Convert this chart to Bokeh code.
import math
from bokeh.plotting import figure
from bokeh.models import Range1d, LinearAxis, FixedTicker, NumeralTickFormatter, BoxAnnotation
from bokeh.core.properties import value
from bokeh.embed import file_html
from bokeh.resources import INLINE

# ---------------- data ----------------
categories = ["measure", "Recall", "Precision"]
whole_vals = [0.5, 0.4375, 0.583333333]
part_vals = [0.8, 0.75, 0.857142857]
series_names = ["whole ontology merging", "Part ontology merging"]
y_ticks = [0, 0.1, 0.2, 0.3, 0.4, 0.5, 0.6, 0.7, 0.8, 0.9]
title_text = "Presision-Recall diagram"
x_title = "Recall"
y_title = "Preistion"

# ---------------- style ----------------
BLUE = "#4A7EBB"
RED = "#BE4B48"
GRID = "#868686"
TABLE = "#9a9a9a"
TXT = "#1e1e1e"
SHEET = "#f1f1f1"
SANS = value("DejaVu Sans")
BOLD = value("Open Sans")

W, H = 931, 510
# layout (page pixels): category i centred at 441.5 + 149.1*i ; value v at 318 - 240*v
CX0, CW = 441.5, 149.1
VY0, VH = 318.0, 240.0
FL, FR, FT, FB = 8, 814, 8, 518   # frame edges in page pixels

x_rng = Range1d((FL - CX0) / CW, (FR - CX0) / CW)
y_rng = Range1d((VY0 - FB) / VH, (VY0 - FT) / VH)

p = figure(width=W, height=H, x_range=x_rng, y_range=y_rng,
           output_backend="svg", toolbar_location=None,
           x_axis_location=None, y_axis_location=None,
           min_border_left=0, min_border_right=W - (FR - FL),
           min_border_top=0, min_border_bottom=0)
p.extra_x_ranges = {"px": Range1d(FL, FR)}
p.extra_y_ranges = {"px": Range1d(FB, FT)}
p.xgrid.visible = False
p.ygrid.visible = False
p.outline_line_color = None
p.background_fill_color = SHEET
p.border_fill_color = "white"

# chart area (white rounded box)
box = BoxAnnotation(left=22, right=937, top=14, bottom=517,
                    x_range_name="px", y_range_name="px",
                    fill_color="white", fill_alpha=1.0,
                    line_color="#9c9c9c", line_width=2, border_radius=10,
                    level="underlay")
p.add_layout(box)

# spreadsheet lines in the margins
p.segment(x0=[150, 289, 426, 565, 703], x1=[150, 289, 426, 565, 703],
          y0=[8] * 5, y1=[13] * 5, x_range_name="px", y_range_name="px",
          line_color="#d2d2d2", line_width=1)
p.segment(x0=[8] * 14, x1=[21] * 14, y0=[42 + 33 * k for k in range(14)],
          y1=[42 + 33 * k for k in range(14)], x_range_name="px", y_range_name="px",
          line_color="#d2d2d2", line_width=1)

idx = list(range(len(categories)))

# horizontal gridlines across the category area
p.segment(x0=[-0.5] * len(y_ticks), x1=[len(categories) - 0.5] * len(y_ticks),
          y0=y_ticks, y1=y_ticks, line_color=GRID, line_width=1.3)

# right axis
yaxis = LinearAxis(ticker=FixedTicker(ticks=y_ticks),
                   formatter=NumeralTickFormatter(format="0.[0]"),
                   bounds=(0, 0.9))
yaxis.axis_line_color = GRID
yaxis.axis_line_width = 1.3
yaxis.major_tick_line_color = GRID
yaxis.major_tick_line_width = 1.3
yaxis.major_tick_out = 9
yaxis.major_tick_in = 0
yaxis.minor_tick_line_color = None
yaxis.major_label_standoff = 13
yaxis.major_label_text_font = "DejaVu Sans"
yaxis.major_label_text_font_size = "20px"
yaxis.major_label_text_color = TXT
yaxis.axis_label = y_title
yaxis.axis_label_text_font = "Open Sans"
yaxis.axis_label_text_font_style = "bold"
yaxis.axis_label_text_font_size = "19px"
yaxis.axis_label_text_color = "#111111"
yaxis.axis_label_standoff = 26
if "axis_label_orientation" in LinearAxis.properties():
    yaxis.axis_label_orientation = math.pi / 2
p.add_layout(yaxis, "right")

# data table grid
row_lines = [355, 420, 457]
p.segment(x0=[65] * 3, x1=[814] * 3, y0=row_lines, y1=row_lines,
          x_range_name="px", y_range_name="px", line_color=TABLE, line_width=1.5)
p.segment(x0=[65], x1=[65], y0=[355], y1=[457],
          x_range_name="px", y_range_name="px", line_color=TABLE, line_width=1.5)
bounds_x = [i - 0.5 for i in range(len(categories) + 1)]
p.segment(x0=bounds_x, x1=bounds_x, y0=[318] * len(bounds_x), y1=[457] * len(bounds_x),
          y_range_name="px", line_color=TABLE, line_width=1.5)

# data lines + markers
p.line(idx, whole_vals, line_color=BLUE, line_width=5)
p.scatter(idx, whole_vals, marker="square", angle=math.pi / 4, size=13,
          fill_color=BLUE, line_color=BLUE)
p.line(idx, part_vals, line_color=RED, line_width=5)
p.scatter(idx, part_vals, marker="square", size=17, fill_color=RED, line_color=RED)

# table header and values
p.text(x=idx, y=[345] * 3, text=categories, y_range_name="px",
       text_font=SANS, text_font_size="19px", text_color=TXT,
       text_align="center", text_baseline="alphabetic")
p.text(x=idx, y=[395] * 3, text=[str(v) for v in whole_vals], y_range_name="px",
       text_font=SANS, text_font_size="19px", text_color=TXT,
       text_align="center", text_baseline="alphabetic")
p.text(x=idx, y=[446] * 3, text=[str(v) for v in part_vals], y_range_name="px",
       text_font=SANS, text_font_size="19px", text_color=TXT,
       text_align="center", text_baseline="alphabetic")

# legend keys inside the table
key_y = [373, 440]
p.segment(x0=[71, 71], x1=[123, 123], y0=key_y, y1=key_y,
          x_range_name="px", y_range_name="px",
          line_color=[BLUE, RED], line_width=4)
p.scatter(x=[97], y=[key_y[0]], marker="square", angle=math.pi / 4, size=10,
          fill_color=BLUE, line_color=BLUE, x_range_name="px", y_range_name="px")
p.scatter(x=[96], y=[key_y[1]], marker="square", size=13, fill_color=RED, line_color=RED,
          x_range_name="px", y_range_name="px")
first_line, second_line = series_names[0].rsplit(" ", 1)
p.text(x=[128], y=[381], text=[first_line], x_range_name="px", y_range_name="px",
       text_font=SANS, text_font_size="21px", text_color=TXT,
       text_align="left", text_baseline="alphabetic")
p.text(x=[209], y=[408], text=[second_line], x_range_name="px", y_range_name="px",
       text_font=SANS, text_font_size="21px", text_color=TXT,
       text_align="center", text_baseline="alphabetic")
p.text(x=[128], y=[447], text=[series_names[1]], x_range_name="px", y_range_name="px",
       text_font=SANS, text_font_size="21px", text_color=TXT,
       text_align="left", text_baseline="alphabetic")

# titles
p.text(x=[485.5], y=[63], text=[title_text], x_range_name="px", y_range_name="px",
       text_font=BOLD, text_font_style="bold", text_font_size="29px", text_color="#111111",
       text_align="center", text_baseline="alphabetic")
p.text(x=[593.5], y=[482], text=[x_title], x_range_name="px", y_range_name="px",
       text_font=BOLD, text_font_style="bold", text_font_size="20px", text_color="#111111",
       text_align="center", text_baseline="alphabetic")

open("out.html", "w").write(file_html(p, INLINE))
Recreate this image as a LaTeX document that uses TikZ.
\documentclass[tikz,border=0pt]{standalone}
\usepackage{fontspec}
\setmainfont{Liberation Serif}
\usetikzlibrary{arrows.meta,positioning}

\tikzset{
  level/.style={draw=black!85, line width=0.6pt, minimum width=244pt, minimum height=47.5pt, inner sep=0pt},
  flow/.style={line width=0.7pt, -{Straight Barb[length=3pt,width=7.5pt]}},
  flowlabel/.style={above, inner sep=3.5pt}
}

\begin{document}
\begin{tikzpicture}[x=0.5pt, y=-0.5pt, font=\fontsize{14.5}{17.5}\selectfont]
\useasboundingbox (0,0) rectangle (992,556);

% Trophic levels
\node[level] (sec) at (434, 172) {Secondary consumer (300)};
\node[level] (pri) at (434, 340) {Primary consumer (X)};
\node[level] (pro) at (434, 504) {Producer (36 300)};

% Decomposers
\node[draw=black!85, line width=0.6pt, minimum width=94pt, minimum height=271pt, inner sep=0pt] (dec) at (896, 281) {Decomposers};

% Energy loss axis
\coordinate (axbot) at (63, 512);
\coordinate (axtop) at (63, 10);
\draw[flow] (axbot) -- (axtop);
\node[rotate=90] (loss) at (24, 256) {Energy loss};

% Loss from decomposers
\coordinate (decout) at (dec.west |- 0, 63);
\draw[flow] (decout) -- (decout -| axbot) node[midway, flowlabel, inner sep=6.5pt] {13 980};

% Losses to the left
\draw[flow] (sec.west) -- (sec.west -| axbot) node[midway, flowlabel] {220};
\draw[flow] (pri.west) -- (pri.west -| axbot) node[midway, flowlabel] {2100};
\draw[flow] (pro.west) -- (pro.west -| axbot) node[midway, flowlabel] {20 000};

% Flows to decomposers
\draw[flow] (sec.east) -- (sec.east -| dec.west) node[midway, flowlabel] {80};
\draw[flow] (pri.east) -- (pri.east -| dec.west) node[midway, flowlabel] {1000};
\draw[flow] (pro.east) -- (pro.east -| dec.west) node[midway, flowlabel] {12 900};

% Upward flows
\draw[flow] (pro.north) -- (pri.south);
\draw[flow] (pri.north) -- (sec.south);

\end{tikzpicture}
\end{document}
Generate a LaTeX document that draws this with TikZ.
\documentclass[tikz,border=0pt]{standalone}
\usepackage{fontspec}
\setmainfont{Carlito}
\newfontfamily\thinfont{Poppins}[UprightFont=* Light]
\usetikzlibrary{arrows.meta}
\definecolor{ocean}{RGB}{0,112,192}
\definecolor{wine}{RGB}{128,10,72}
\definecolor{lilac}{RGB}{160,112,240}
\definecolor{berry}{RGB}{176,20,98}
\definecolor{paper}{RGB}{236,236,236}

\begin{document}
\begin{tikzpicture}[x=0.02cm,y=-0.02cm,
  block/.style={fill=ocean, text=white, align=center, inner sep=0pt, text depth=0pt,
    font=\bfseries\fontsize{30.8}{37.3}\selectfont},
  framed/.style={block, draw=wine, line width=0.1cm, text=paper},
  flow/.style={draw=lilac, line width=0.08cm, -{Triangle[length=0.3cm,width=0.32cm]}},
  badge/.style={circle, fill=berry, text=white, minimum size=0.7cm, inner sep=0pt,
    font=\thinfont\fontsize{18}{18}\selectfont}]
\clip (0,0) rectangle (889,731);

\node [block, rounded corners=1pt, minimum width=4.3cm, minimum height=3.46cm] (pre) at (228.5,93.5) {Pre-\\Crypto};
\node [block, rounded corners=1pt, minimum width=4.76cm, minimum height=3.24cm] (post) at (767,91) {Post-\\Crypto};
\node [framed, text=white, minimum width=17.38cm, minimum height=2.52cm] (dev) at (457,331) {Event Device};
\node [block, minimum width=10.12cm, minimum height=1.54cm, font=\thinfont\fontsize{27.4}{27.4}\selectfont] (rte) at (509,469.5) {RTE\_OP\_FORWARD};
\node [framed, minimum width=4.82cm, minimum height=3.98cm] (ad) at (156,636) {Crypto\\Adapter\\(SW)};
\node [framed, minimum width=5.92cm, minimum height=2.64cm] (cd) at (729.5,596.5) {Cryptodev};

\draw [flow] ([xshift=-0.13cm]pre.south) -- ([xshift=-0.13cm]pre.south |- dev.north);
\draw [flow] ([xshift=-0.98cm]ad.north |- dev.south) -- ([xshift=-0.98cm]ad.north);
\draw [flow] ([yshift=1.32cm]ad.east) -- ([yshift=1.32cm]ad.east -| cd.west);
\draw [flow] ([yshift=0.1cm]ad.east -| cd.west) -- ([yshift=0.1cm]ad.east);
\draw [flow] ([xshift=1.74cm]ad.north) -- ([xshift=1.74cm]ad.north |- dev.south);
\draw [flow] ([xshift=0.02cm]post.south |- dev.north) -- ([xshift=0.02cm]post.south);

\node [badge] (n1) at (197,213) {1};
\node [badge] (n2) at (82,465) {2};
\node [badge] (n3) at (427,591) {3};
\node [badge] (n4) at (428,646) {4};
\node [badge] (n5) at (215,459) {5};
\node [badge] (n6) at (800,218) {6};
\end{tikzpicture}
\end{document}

What to work on
Quote, word for word, every line from the top of the entries through the line that holds "from bokeh.resources import INLINE".

Response to the exercise
Convert this chart to Bokeh code.
import math
from bokeh.plotting import figure
from bokeh.models import Range1d, LinearAxis, FixedTicker, NumeralTickFormatter, BoxAnnotation
from bokeh.core.properties import value
from bokeh.embed import file_html
from bokeh.resources import INLINE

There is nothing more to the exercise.